__Information shown__:
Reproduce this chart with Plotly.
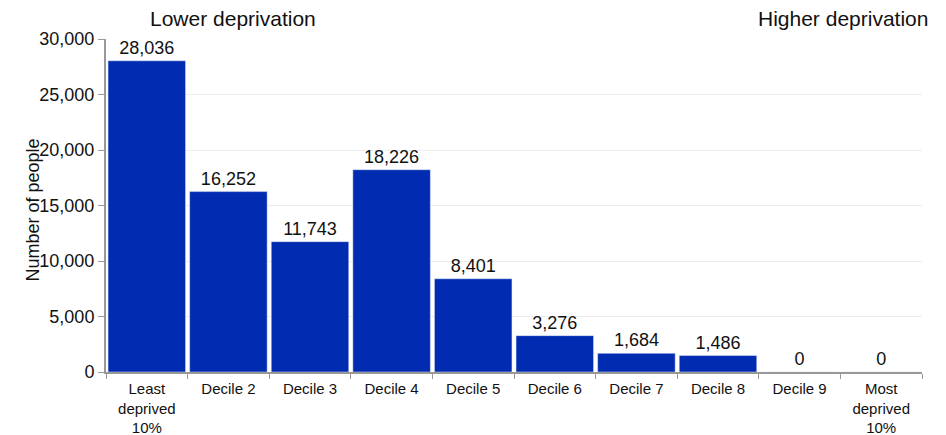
import plotly.graph_objects as go

categories = ["Least<br>deprived<br>10%", "Decile 2", "Decile 3", "Decile 4", "Decile 5",
              "Decile 6", "Decile 7", "Decile 8", "Decile 9", "Most<br>deprived<br>10%"]
people = [28036, 16252, 11743, 18226, 8401, 3276, 1684, 1486, 0, 0]
y_ticks = [0, 5000, 10000, 15000, 20000, 25000, 30000]

font = "Liberation Sans, Arial, sans-serif"

fig = go.Figure(go.Bar(
    x=categories,
    y=people,
    marker_color="#012bb1",
    text=[f"{v:,}" for v in people],
    textposition="outside",
    cliponaxis=False,
    textfont=dict(size=18, color="#111111"),
))

# page body has an 8px default margin, margins below account for that
fig.update_layout(
    width=946, height=435,
    margin=dict(l=98, r=32, t=31, b=71),
    plot_bgcolor="white", paper_bgcolor="white",
    font=dict(family=font, color="#111111"),
    bargap=0.05,
    showlegend=False,
    xaxis=dict(
        showline=True, linecolor="#999999", linewidth=2,
        ticks="outside", tickcolor="#999999", ticklen=5, tickwidth=1,
        tickson="boundaries", tickfont=dict(size=15), automargin=False,
        ticklabelstandoff=2,
    ),
    yaxis=dict(
        range=[0, 30000], tickvals=y_ticks, tickformat=",",
        showline=True, linecolor="#999999", linewidth=2,
        ticks="outside", tickcolor="#999999", ticklen=6,
        gridcolor="#ececec", tickfont=dict(size=18),
        zeroline=False, automargin=False,
    ),
    annotations=[
        dict(text="Lower deprivation", xref="paper", yref="paper", x=0.156, y=1.0,
             yshift=21, yanchor="middle", showarrow=False, font=dict(size=21),
             xanchor="center"),
        dict(text="Higher deprivation", xref="paper", yref="paper", x=1.0, y=1.0,
             yshift=21, yanchor="middle", xshift=8, showarrow=False,
             font=dict(size=21), xanchor="right"),
        dict(text="Number of people", xref="paper", yref="paper", x=0, y=0.5,
             xshift=-86, yshift=-5, textangle=-90, showarrow=False,
             font=dict(size=18)),
    ],
)

fig.write_html("out.html")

__Exercise__:
Copy nothing but the lines from the first one in the listing through the line with "y_ticks = [0, 5000, 10000, 15000, 20000, 25000, 30000]", and omit the pictures.

__Output for this exercise__:
Reproduce this chart with Plotly.
import plotly.graph_objects as go

categories = ["Least<br>deprived<br>10%", "Decile 2", "Decile 3", "Decile 4", "Decile 5",
              "Decile 6", "Decile 7", "Decile 8", "Decile 9", "Most<br>deprived<br>10%"]
people = [28036, 16252, 11743, 18226, 8401, 3276, 1684, 1486, 0, 0]
y_ticks = [0, 5000, 10000, 15000, 20000, 25000, 30000]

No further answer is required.